The result has been the deaths of at least two hundred Libby residents due to asbestos related diseases such as mesothelioma. Thousands more have been impacted by the dust generated in the mining process and may expect to develop potentially fatal asbestos diseases in the future.
Tremolite Not the Most Common Form of Asbestos
Tremolite is not the common form of asbestos found in most of the asbestos products that were so popular during the twentieth century. There are six forms of mineral deposits that are referred to as asbestos: chrysotile, amosite, crocidolite, tremolite, anthophyllite and actinolite.

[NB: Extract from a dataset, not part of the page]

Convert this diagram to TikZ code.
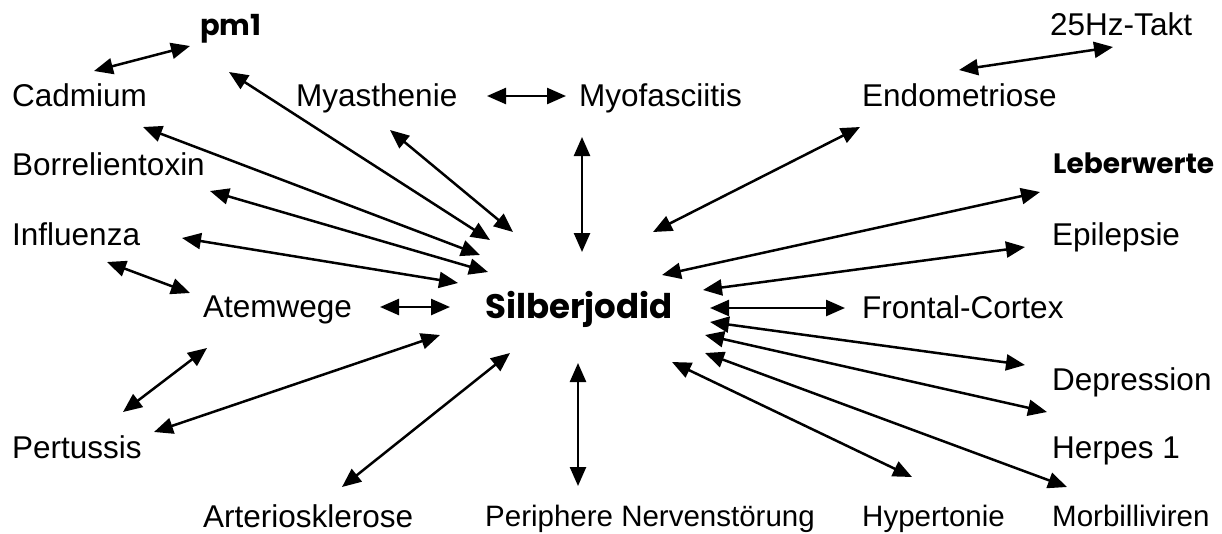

Chrysolite is by far the most common, comprising perhaps ninety five percent of the asbestos products found in buildings in the United States today. Ironically, chrysolite is the only form of the mineral that has curly fibers. Tremolite and the other variations are all needle-like in form, perhaps even more likely to damage lung tissue.
Toxicity of Tremolite Asbestos
Tremolite is just as toxic as chrysolite, if not more so. When shipments of the vermiculite ore left Libby, they were sent to at least twenty six regional plants across the country that produced insulation from the ore and sold it under the brand name Zonolite to uncounted numbers of contractors, builders and do-it-yourself homeowners. Millions of tons of the ore were shipped just during the years when W.R. Grace owned the company.
The process for using vermiculite involves heating the ore at a very high temperature, which leaves residue in the form of slag rock. The slag was also contaminated with tremolite asbestos, and used in many yards as a form of gravel or soil covering in flower beds. The spread of tremolite asbestos from this one mine is probably enormous. At least one Alaskan homeowner has reported a lung condition related to Zonolite that was sold into the Alaskan market by a Canadian distributor.
Finding Products with Tremolite Asbestos
Cautious people should be on the lookout for asbestos products in any building they own or live in. In particular, however, if Zonolite insulation appears in a building wall, call for the asbestos removal specialists and stay away from it. The tremolite from Libby, Montana lives on in thousands of buildings constructed or remodeled during the years when W.R. Grace was selling its Zonolite insulation across the nation.